Wenn Karl Marx von der klassenlosen Gesellschaft schwärmte, waren die Irokesen sein Vorbild. Und Margaret Mead holte ihre Ideen über Sexualmoral aus Samoa. Der Ethnologe Karl-Heinz Kohl zeichnet nach, wie indigene Gesellschaften das westliche Denken beeinflussten.
Im Jahr 1554 soll den portugiesischen Bischof Sardinho in Brasilien ein grausames Schicksal ereilt haben. Er geriet in Gefangenschaft des feindlich gesinnten Stammes der Tupinamba, wurde ermordet, auf dem Rost gebraten und anschliessend verspeist. Fast vier Jahrhunderte später wurde die grausame Tat in einem provokativen Künstlermanifest des Schriftstellers Oswaldo de Andrate zum eigentlichen Gründungsakt der brasilianischen Nation überhöht und entsprechend gefeiert.

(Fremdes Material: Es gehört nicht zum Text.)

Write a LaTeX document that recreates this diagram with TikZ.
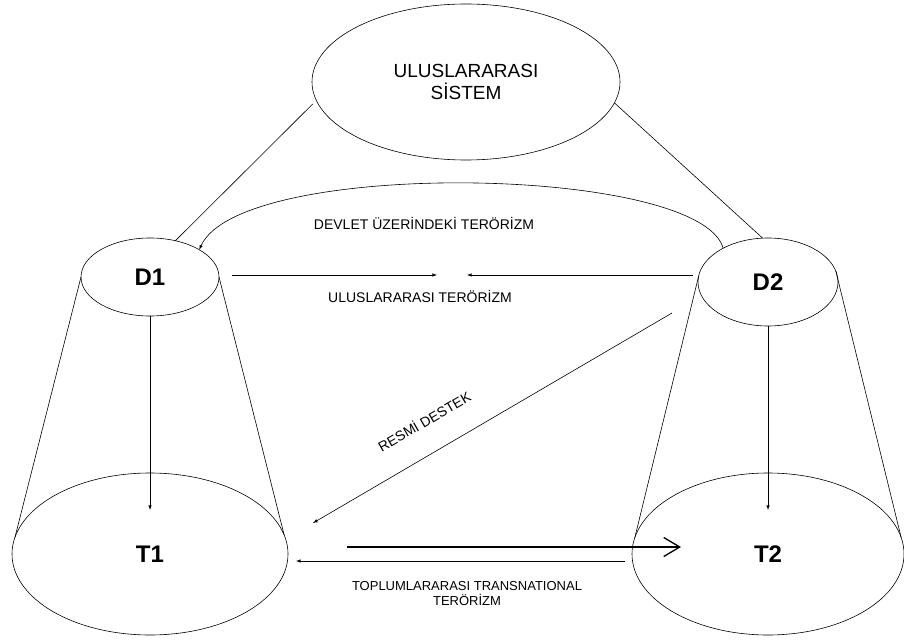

Aus der Einverleibung des Anderen soll eine neue Identität entstehen, in der die vorhandenen Gegensätze zwischen Arm und Reich, Indigenen, den Nachfahren versklavter Menschen und denjenigen der Kolonisatoren überwunden wären. Die in den zwanziger Jahren des 20. Jahrhunderts entstehende Künstlerbewegung des brasilianischen Modernismo richtete sich gegen die auch unter der republikanischen Verfassung weiter bestehende Vorherrschaft einer sich vornehmlich aus weissen Grossgrundbesitzern zusammensetzenden Oligarchie.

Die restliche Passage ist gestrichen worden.